The Knoxville News Sentinel plays to anti-war emotionalism by covering the funeral of a fallen American sailor.
It’s time we stop undermining the war on terror. We know people are dying; no need to get in our face with it.
[/Bill O’Reilly]

“When I Say Something, I Mean It”

What’s become of the “bold,” optimistic plan for the moon station/mission to Mars?

Bush unveiled the “Vision” in a Jan. 14 speech, promising to “extend a human presence across our solar system,” starting with a return to the moon by 2020 and an eventual human spaceflight to Mars.
. . .
Despite charges of election-year grandstanding, Bush appears to have gained nothing politically from the announcement. A Jan. 18 Washington Post-ABC News poll found that 62 percent of Americans opposed the plan. Bush has not mentioned it since the speech.

[Emphasis added.]
I wonder why that is?

“Brown-Skinned” Democracy

Josh Marshall raises a good point in calling out President Bush for invoking race when discussing Iraq.
At last month’s press conference, Bush pontificated:

Some of the debate really center around the fact that people don’t believe Iraq can be free; that if you’re Muslim, or perhaps brown-skinned, you can’t be self-governing and free. I strongly disagree with that. I reject that, because I believe that freedom is the deepest need of every human soul, and, if given a chance, the Iraqi people will be not only self-governing, but a stable and free society.

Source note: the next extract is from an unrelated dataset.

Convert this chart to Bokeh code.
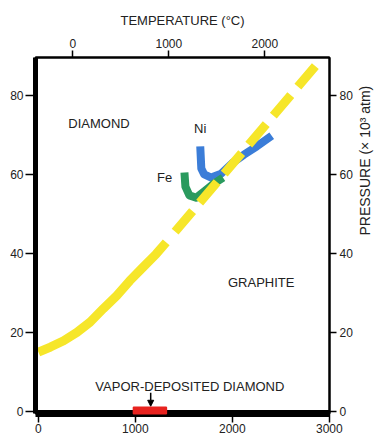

I thought this was just one of those weird comments he makes when not reading off the teleprompter. But he raised this point again yesterday:

There’s a lot of people in the world who don’t believe that people whose skin color may not be the same as ours can be free and self-govern. I reject that. I reject that strongly. I believe that people who practice the Muslim faith can self-govern. I believe that people whose skins aren’t necessarily — are a different color than white can self-govern.

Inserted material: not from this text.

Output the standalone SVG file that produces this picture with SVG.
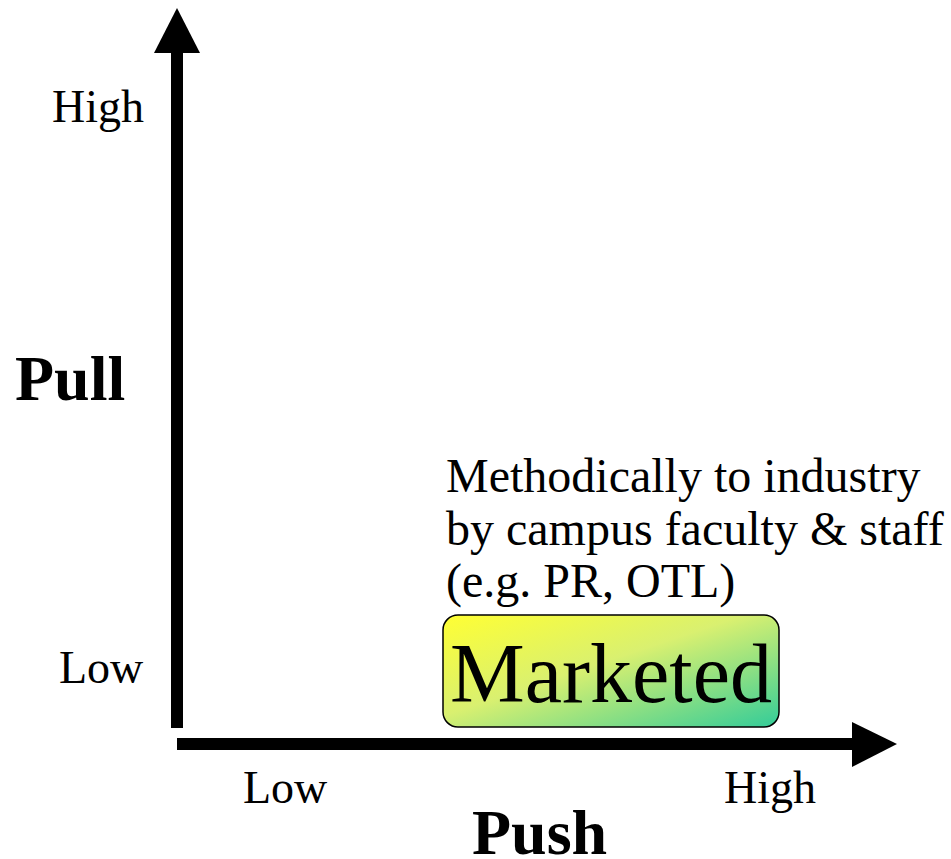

Last time I checked, America, or India, or a host of other countries where the citizens govern themselves aren’t just white. But as for his point, who is criticizing our nation-building foray into Iraq on the basis of race? I’ve heard plenty of people who are skeptical on our chances of establishing a full democracy in Iraq, but the difficulties they always discuss are (1) the fact that Iraq has never been a democracy, or (2) how the rival factions make it difficult to construct a new government. I don’t hear any one playing the race card . . . except for Bush.
Seems like this is another way the administration is going after those who question it’s policies–brand them as racists.